Friedlander returned to Australia recently after attending the International Bar Association (IBA) international private equity transactions symposium in London on 30 November, where he moderated a discussion on key topics in the Asian market.
The Mallesons Stephen Jaques partner told Lawyers Weekly that "Asia is the fad" for many global private equity consortiums at the moment, and Australia was well positioned to capitalise on that trend.
"Everyone wants to do work in China, with India behind that," he said. "China can be a very hard place to do work and India, while it's fascinating and the authorities are attempting to facilitate removing barriers to foreign investment, can still be terribly turgid.
"Australia and Indonesia are well positioned to attract interest on the back of that, due to its proximity to Asia and the fact that Australia is viewed as a reasonable place to do business."
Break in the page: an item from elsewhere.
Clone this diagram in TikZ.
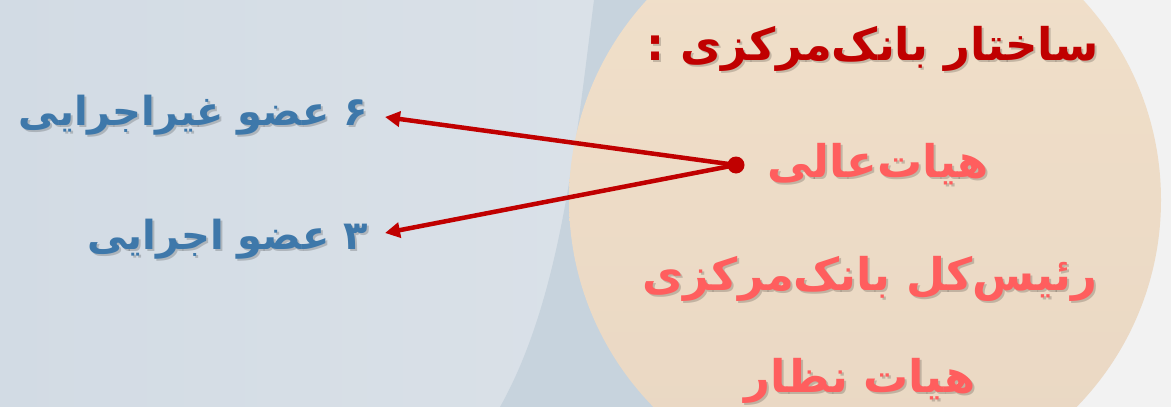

The M&A specialist also poured cold water on the idea that a recent ruling by the Australian Tax Office that asset sales from private equity firms would be classified as income and not capital gains would significantly dampen the market.
"Many other jurisdictions in Asia have similar tax arrangements, such as China and India, so I don't think it will be too much of an issue," he said.
He also predicted that with the maturing of the private equity market, more players will be expected to enter and that law firms had to keep in touch with both the upper and mid-level players to be in the best position to get work from the next generation of consortiums.
Friedlander's comments come on the back of a similarly buoyant prediction for private equity work in Australia for next year from Freehills partners Neil Pathak and Tony Damian.
However, unlike the Freehills duo, who released a top 10 predictions report for M&A in Australia in 2011, Friedlander does not expect to see more Federal Court challenges from the boards of corporations to Australian Competition and Consumer Commission (ACCC) statements that put the brakes on proposed takeovers or mergers.
"You would have to be very, very careful to initiate such action," he said. "For companies that enter the market rarely or on a one-off basis, such challenges might be looked at, but for large organisations that are active in the market and value their relationship with bodies such as the ACCC, you would be very reluctant to put them off-side."